Been there, done that, bought the t-shirt, washed the t-shirt 23 times, threw the t-shirt in the ragbag, now I'm polishing furniture with it.

2 Comments

  • Dan

    November 8, 2007 at 2:53 pm

    You’re missing a fundamental perspective on the organic nature of human beings that without you will never be able to understand or accept the functionality of things like the Qlink: humans are energetic beings. The human body of flesh and blood that you die-hard believers in allopathic medicine attach all your focus to is simply the tissue that sits on top of an energy source. Our bodies are simply the result of millions of cells being held together. Each one of those cells emits light (energy). Science has proven this. Each one of those cells communicates with other cells via that light (energy). Science has proven this. Science has also given a name to what happens when those cells stop communicating energy between themselves correctly: cancer. Our bodies radiate the result of an aggregation of millions of light sources (energy sources). Science as well as kirlian photography have also proven this.

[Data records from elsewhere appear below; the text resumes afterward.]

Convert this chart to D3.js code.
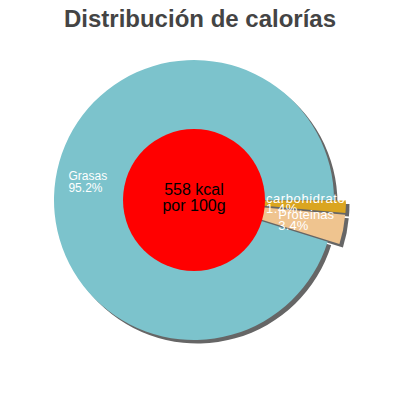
<!DOCTYPE html>
<html>
<head>
  <meta charset="utf-8">
  <title>Distribución de calorías</title>
  <style>
    body { margin: 0; background: #fff; }
    text { font-family: "Liberation Sans", Arial, sans-serif; }
  </style>
</head>
<body>
<script src="https://d3js.org/d3.v7.min.js"></script>
<svg id="chart" width="400" height="400"></svg>

<script>
    // datos
    var categories = ["Grasas", "carbohidratos", "Proteinas"];
    var percents = [95.2, 1.4, 3.4];
    var percentLabels = ["95.2%", "1.4%", "3.4%"];
    var exploded = [false, true, true];
    var centerLines = ["558 kcal", "por 100g"];
    var title = "Distribución de calorías";

    // estilo / posiciones
    var colors = ["#7cc3cc", "#daa520", "#efc48f"];
    var labelRadius = [127, 72, 86];
    var labelDy = [-1, 0, 2];
    var labelSize = [12, 13, 13];
    var labelSpacing = [0, 0.6, 0.1];
    var labelLine = [12, 10, 11.5];

    var svg = d3.select("#chart"),
        cx = 194, cy = 200,
        radius = 140,
        holeRadius = 71,
        explode = 12;

    svg.append("text")
        .attr("x", 200)
        .attr("y", 27)
        .attr("text-anchor", "middle")
        .attr("font-size", "24px")
        .attr("font-weight", "bold")
        .attr("fill", "#444")
        .text(title);

    var start = 107.3 * Math.PI / 180;
    var pie = d3.pie().sort(null)
        .startAngle(start)
        .endAngle(start + 2 * Math.PI);

    var arc = d3.arc().innerRadius(0).outerRadius(radius);

    var slices = pie(percents).map(function(d, i) {
        var mid = (d.startAngle + d.endAngle) / 2;
        var off = exploded[i] ? explode : 0;
        d.dx = Math.sin(mid) * off;
        d.dy = -Math.cos(mid) * off;
        d.mid = mid;
        d.i = i;
        return d;
    });

    var g = svg.append("g").attr("transform", "translate(" + cx + "," + cy + ")");

    // sombra
    g.selectAll("path.shadow")
        .data(slices)
        .enter()
        .append("path")
        .attr("class", "shadow")
        .attr("fill", "#666")
        .attr("transform", function(d) { return "translate(" + (d.dx + 3.5) + "," + (d.dy + 3.5) + ")"; })
        .attr("d", arc);

    g.selectAll("path.slice")
        .data(slices)
        .enter()
        .append("path")
        .attr("class", "slice")
        .attr("fill", function(d) { return colors[d.i]; })
        .attr("transform", function(d) { return "translate(" + d.dx + "," + d.dy + ")"; })
        .attr("d", arc);

    // circulo central
    g.append("circle")
        .attr("r", holeRadius)
        .attr("fill", "#ff0000");

    g.append("text")
        .attr("text-anchor", "middle")
        .attr("font-size", "16px")
        .attr("fill", "#000")
        .selectAll("tspan")
        .data(centerLines)
        .enter()
        .append("tspan")
        .attr("x", 0)
        .attr("y", function(d, i) { return -5 + i * 16; })
        .text(function(d) { return d; });

    // etiquetas
    var labels = g.selectAll("text.label")
        .data(slices)
        .enter()
        .append("text")
        .attr("class", "label")
        .attr("fill", "#fff")
        .attr("font-size", function(d) { return labelSize[d.i] + "px"; })
        .attr("letter-spacing", function(d) { return labelSpacing[d.i]; })
        .attr("transform", function(d) {
            var r = labelRadius[d.i];
            return "translate(" + (Math.sin(d.mid) * r) + "," + (-Math.cos(d.mid) * r + labelDy[d.i]) + ")";
        });

    labels.append("tspan")
        .attr("x", 0).attr("y", 0)
        .text(function(d) { return categories[d.i]; });
    labels.append("tspan")
        .attr("x", 0).attr("y", function(d) { return labelLine[d.i]; })
        .text(function(d) { return percentLabels[d.i]; });
</script>
</body>
</html>
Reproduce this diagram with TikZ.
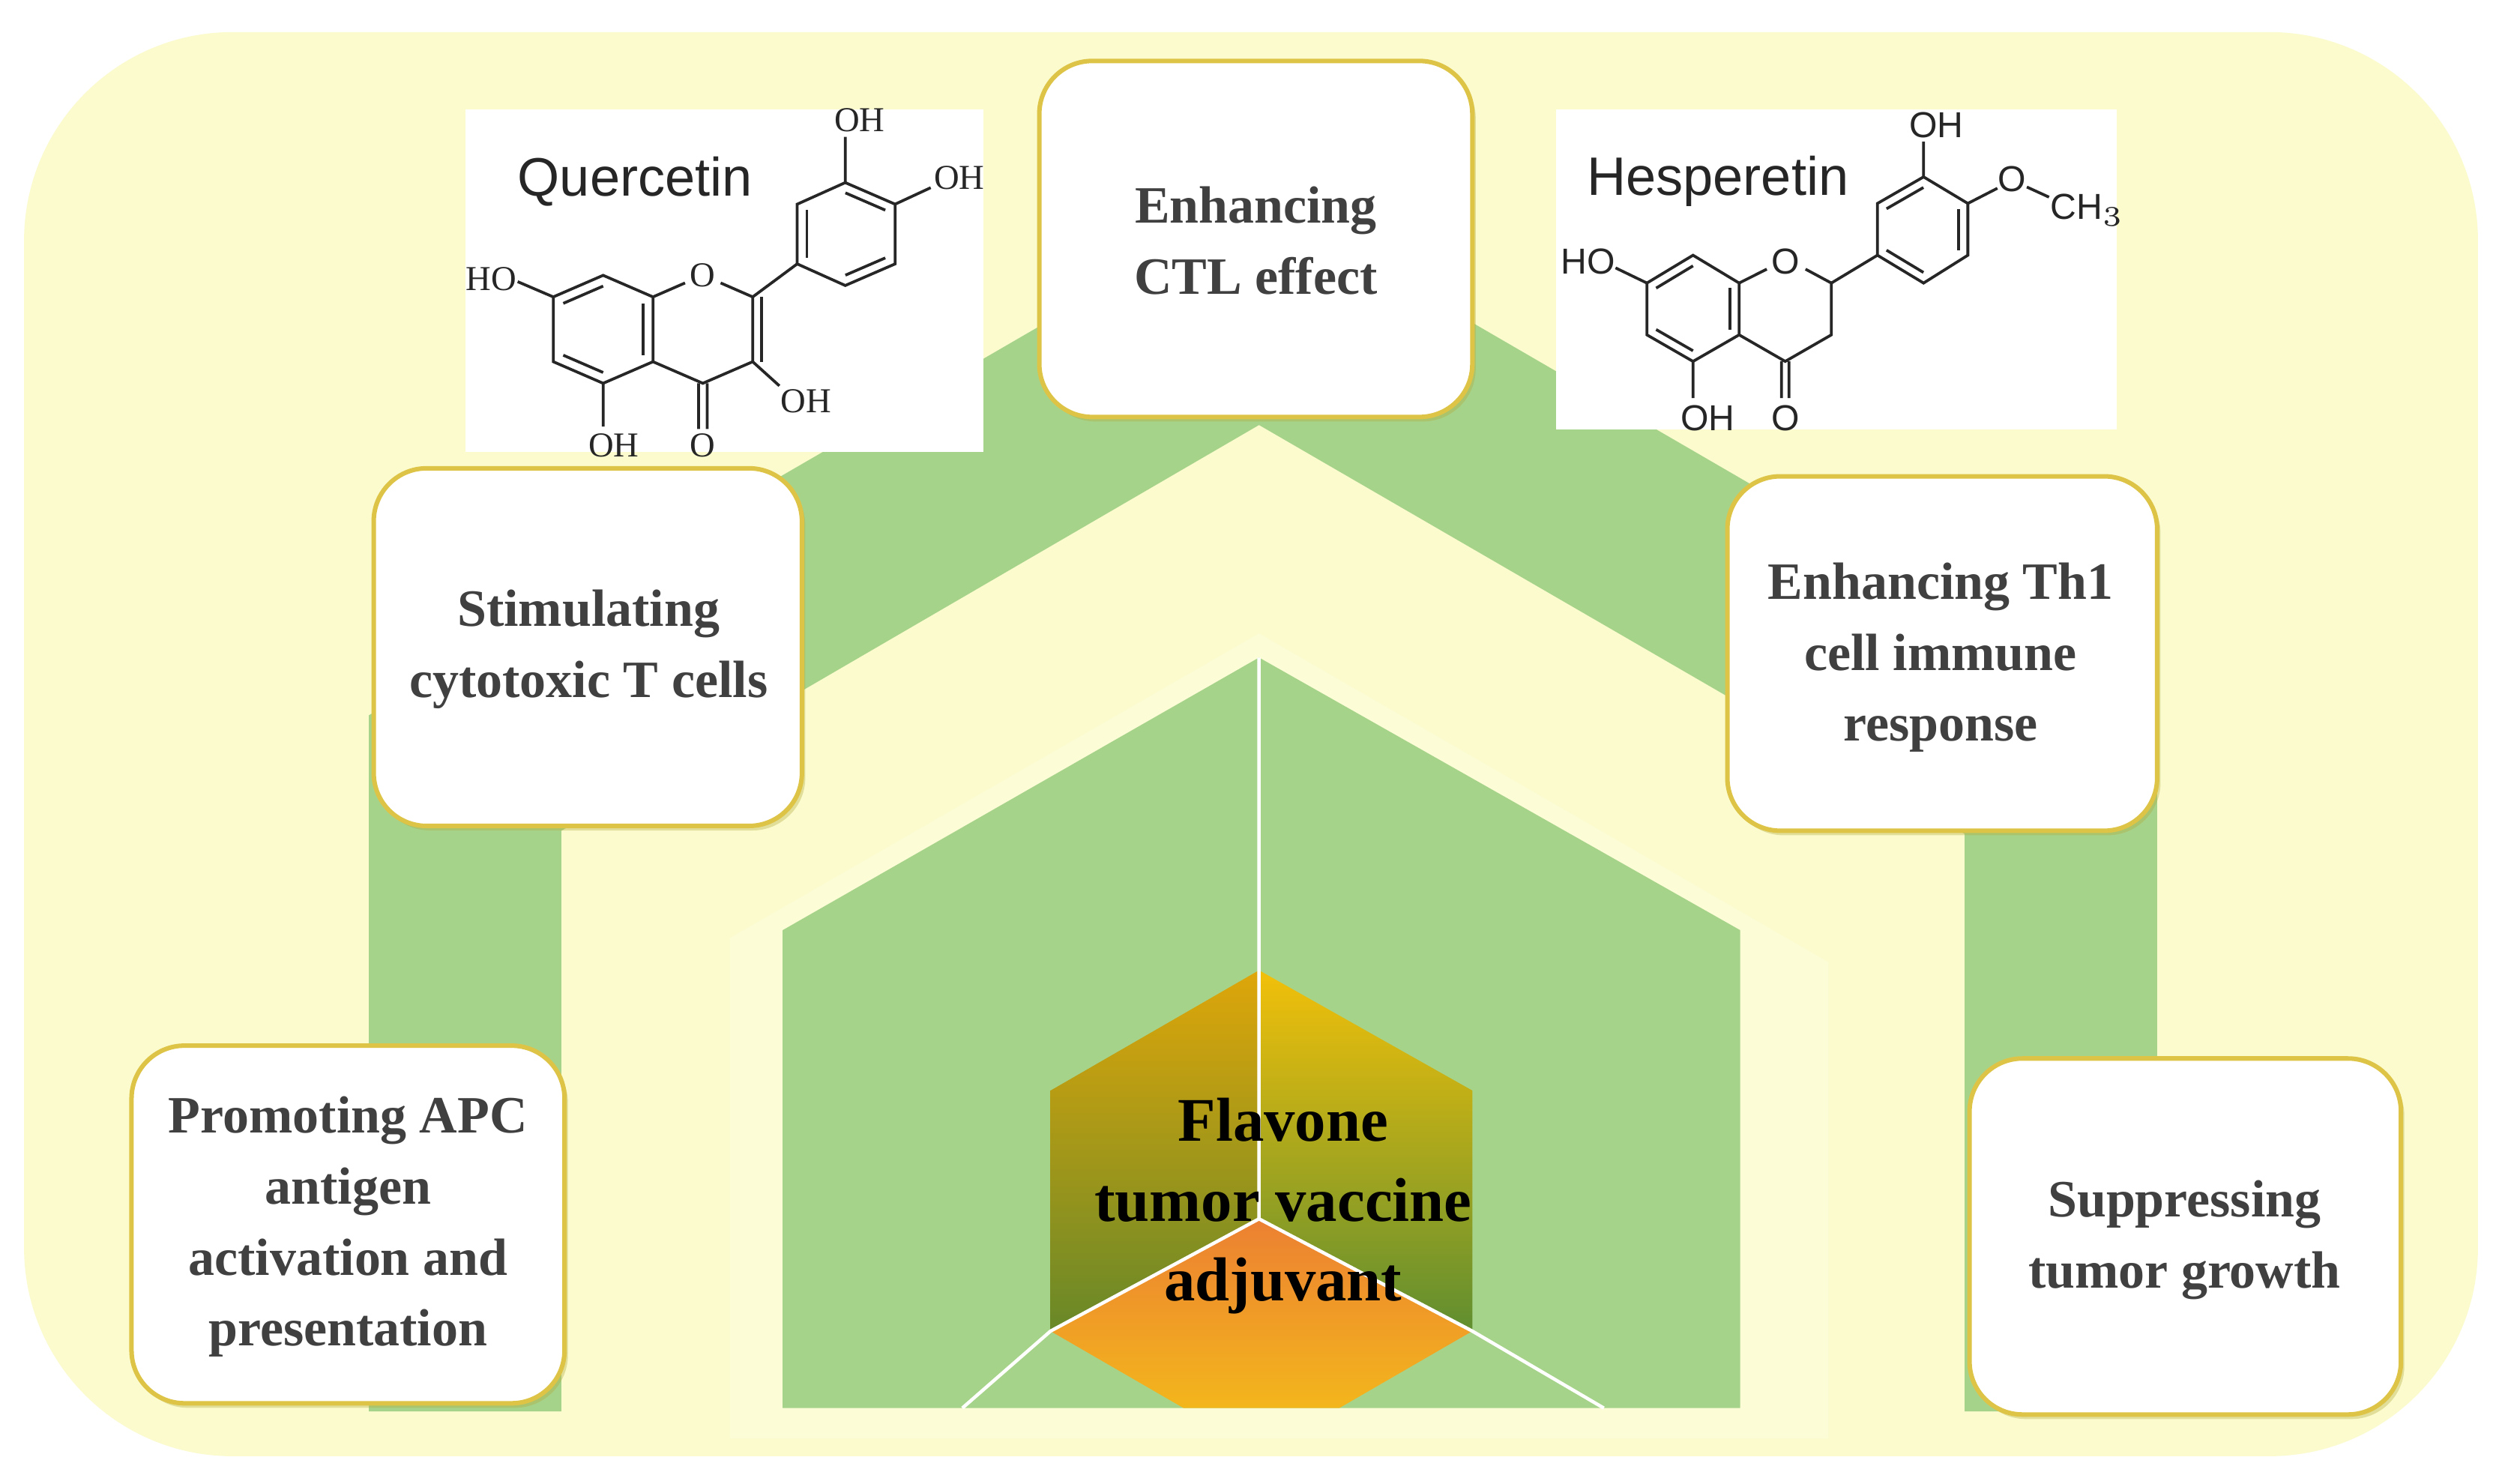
\documentclass[tikz,border=0pt]{standalone}
\usepackage{fontspec}
\setmainfont{Liberation Serif}
\newfontfamily\molsans{Liberation Sans}
\usetikzlibrary{calc,shadows}
\definecolor{bgy}{RGB}{251,251,206}
\definecolor{bgy2}{RGB}{252,252,214}
\definecolor{band}{RGB}{166,211,138}
\definecolor{gold}{RGB}{222,196,70}
\definecolor{txt}{RGB}{64,64,64}
\definecolor{hexlt}{RGB}{222,166,10}
\definecolor{hexlb}{RGB}{104,136,40}
\definecolor{hexrt}{RGB}{242,192,10}
\definecolor{hexrb}{RGB}{96,142,48}
\definecolor{orat}{RGB}{236,128,50}
\definecolor{orab}{RGB}{243,182,28}
\newcommand\dbl[3]{\draw ($(#1)!.2!(#3)$) -- ($(#2)!.2!(#3)$);}
\tikzset{
 box/.style={draw=gold, line width=0.8pt, fill=white, rounded corners=0.33cm,
   drop shadow={opacity=0.35, shadow xshift=0.6pt, shadow yshift=-0.8pt, fill=olive!70}},
 btxt/.style={font=\fontsize{9.3}{12.6}\selectfont\bfseries, text=txt, align=center},
 mol/.style={line width=0.5pt, black!85},
 qlab/.style={font=\fontsize{6.2}{7}\selectfont, inner sep=0pt, text=black!85},
 hlab/.style={font=\molsans\fontsize{6.4}{7}\selectfont, inner sep=0pt, text=black!85},
}
\begin{document}
\begin{tikzpicture}[x=0.01cm,y=-0.01cm]
\useasboundingbox (0,0) rectangle (1560,925.3);
\fill[white] (0,0) rectangle (1560,925.3);
\fill[bgy, rounded corners=1.3cm] (15,20) rectangle (1545,908);
% green band
\fill[band] (230,880) -- (230,446) -- (785,124) -- (1345,449) -- (1345,880) -- (1225,880) -- (1225,520) -- (785,265) -- (350,518) -- (350,880) -- cycle;
% faint outline of centre house
\fill[bgy2] (455,897) -- (455,585) -- (785,395) -- (1140,600) -- (1140,897) -- cycle;
% centre house
\fill[band] (488,878) -- (488,580) -- (785,410) -- (1085,580) -- (1085,878) -- cycle;
% hexagon
\shade[top color=hexlt, bottom color=hexlb] (785,605) -- (655,680) -- (655,830) -- (785,760) -- cycle;
\shade[top color=hexrt, bottom color=hexrb] (785,605) -- (918,680) -- (918,830) -- (785,760) -- cycle;
\shade[top color=orat, bottom color=orab] (785,760) -- (918,830) -- (835,878) -- (738,878) -- (655,830) -- cycle;
\draw[white, line width=0.6pt] (785,410) -- (785,760) -- (655,830) -- (600,878);
\draw[white, line width=0.6pt] (785,760) -- (918,830) -- (1000,878);
\node[font=\fontsize{11}{14.2}\selectfont\bfseries, align=center] (ctr) at (800,752) {Flavone\\tumor vaccine\\adjuvant};
% molecule panels
\fill[white] (290,68) rectangle (613,282);
\fill[white] (970,68) rectangle (1320,268);
% Quercetin
\begin{scope}[shift={(280.6,60)}, xscale=0.222, yscale=0.1584, mol]
 \coordinate (a1) at (430,705); \coordinate (a2) at (570,790); \coordinate (a3) at (570,1045);
 \coordinate (a4) at (430,1130); \coordinate (a5) at (290,1045); \coordinate (a6) at (290,790);
 \coordinate (ac) at (430,917);
 \coordinate (o1) at (710,705); \coordinate (c2) at (850,790); \coordinate (c3) at (850,1045); \coordinate (c4) at (710,1130);
 \coordinate (b1) at (975,660); \coordinate (b2) at (975,425); \coordinate (b3) at (1110,340);
 \coordinate (b4) at (1250,425); \coordinate (b5) at (1250,660); \coordinate (b6) at (1110,745);
 \coordinate (bc) at (1112,542);
 \draw (a1) -- (a2) -- (a3) -- (a4) -- (a5) -- (a6) -- cycle;
 \dbl{a6}{a1}{ac} \dbl{a2}{a3}{ac} \dbl{a5}{a4}{ac}
 \draw (a2) -- (660,735); \draw (760,735) -- (c2) -- (c3) -- (c4) -- (a3);
 \draw ($(c2)+(25,0)$) -- ($(c3)+(25,0)$);
 \draw (c2) -- (b1);
 \draw (b1) -- (b2) -- (b3) -- (b4) -- (b5) -- (b6) -- cycle;
 \dbl{b1}{b2}{bc} \dbl{b3}{b4}{bc} \dbl{b5}{b6}{bc}
 \draw (a6) -- (190,730); \draw (a4) -- (430,1300); \draw (c3) -- (925,1140);
 \draw ($(c4)+(-12,0)$) -- (698,1310); \draw ($(c4)+(12,0)$) -- (722,1310);
 \draw (b3) -- (1110,160); \draw (b4) -- (1350,360);
 \node[qlab] (qo1) at (710,705) {O};
 \node[qlab] (qho7) at (115,720) {HO};
 \node[qlab] (qoh5) at (460,1375) {OH};
 \node[qlab] (qo4) at (710,1375) {O};
 \node[qlab] (qoh3) at (1000,1200) {OH};
 \node[qlab] (qoh3p) at (1150,95) {OH};
 \node[qlab] (qoh4p) at (1430,320) {OH};
\end{scope}
\node[font=\molsans\fontsize{9.6}{11}\selectfont, text=black!85] (quer) at (396,113) {Quercetin};
% Hesperetin
\begin{scope}[shift={(972.8,64.6)}, xscale=0.230, yscale=0.1576, mol]
 \coordinate (h1) at (360,600); \coordinate (h2) at (485,710); \coordinate (h3) at (485,915);
 \coordinate (h4) at (360,1020); \coordinate (h5) at (235,915); \coordinate (h6) at (235,710);
 \coordinate (hc) at (360,810);
 \coordinate (hc2) at (735,710); \coordinate (hc3) at (735,915); \coordinate (hc4) at (610,1020);
 \coordinate (k1) at (860,600); \coordinate (k2) at (860,395); \coordinate (k3) at (985,290);
 \coordinate (k4) at (1105,395); \coordinate (k5) at (1105,600); \coordinate (k6) at (985,710);
 \coordinate (kc) at (983,500);
 \draw (h1) -- (h2) -- (h3) -- (h4) -- (h5) -- (h6) -- cycle;
 \dbl{h6}{h1}{hc} \dbl{h2}{h3}{hc} \dbl{h5}{h4}{hc}
 \draw (h2) -- (560,655); \draw (665,655) -- (hc2) -- (hc3) -- (hc4) -- (h3);
 \draw (hc2) -- (k1);
 \draw (k1) -- (k2) -- (k3) -- (k4) -- (k5) -- (k6) -- cycle;
 \dbl{k2}{k3}{kc} \dbl{k4}{k5}{kc} \dbl{k1}{k6}{kc}
 \draw (h6) -- (150,650); \draw (h4) -- (360,1165);
 \draw ($(hc4)+(-10,0)$) -- (600,1165); \draw ($(hc4)+(10,0)$) -- (620,1165);
 \draw (k3) -- (985,150); \draw (k4) -- (1185,335); \draw (1265,330) -- (1325,370);
 \node[hlab] (ho1) at (610,625) {O};
 \node[hlab] (hho7) at (75,625) {HO};
 \node[hlab] (hoh5) at (400,1245) {OH};
 \node[hlab] (ho4) at (610,1245) {O};
 \node[hlab] (hoh3p) at (1020,85) {OH};
 \node[hlab] (hom) at (1225,300) {O};
 \node[hlab, anchor=west] (hme) at (1325,420) {CH$_3$};
\end{scope}
\node[font=\molsans\fontsize{9.6}{11}\selectfont, text=black!85] (hesp) at (1071,113) {Hesperetin};
% boxes
\draw[box] (648,38) rectangle (918,260);
\node[btxt] (ctl) at (783,150) {Enhancing\\CTL effect};
\draw[box] (233,292) rectangle (500,515);
\node[btxt] (stim) at (367,405) {Stimulating\\cytotoxic T cells};
\draw[box] (1077,297) rectangle (1345,518);
\node[btxt] (th1) at (1210,410) {Enhancing Th1\\cell immune\\response};
\draw[box] (82,652) rectangle (352,875);
\node[btxt] (apc) at (217,765) {Promoting APC\\antigen\\activation and\\presentation};
\draw[box] (1228,660) rectangle (1497,882);
\node[btxt] (sup) at (1362,773) {Suppressing\\tumor growth};
\end{tikzpicture}
\end{document}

    We are energy in the same way that light is energy. And in the same way that the moon controls the tides and the sun feeds every living organism in its solar system (or are you going to argue with those scientific facts too?), the human body is controlled by bodies of energy, from both within and without. We each carry our own source of energy. And we each are barraged constantly from outside by an array of foreign, often damaging, energy sources – usually electromagnetic or radiofrequency energy. These energies are used in allopathic medical practices, such as electropysiology, to “ablate” (burn, cook) tissue in pursuit of affecting a physiological change in tissue. Those same energies emitted from satellites, cell phone towers, wi-fi routers, microwaves, televisions on a more macro level similarly ablate (cook) our tissue and distort our own energy patterns.

    The Qlink seeks to regulate our own individual energy patterns. It’s coil is designed to regulate that human energy flow. It doesn’t need a microchip or a battery to do that. The fuel for the energy and the pattern/programming of the energy is already there. The Qlink simply aims to keep it flowing correctly, undistorted by foreign energy sources.

    I used to be a flesh-and-blood skeptic like you. Once you accept that our cells emit energy – and again, science has proven this – a whole new world view will open up to you. If you accept that the moon controls bodies of water through the use of electromagnetic energy, you must logically accept that sources of electromagnetic energy must control the flow of bodies of water within organic beings. We are, after all, over 70% water.

    Instead, you can maintain your flesh-and-blood mentality and leave yourself at the mercy of an allopathic medical system that is inextricably poisoned by the pursuit of profit over wellness. You can stick to a medical model that has only been around for a couple hundred years and like a cocky teenager insists that its view is the one and only truth; or you can open your mind to the possibility that a medical model, based on energy, that millions of people have successfully followed for thousands of years (up to and including better overall health today than the followers of allopathic medicine possess despite all its whiz-bang technology and supposed clinical validation). If you choose to stick with the arrogance of the former … good luck with that. Really. You’re going to need it.

  • Palau

    November 13, 2007 at 1:14 pm

    Everything in the universe is the product of energy. DUH.

    That still doesn’t mean the Qlink pendant works.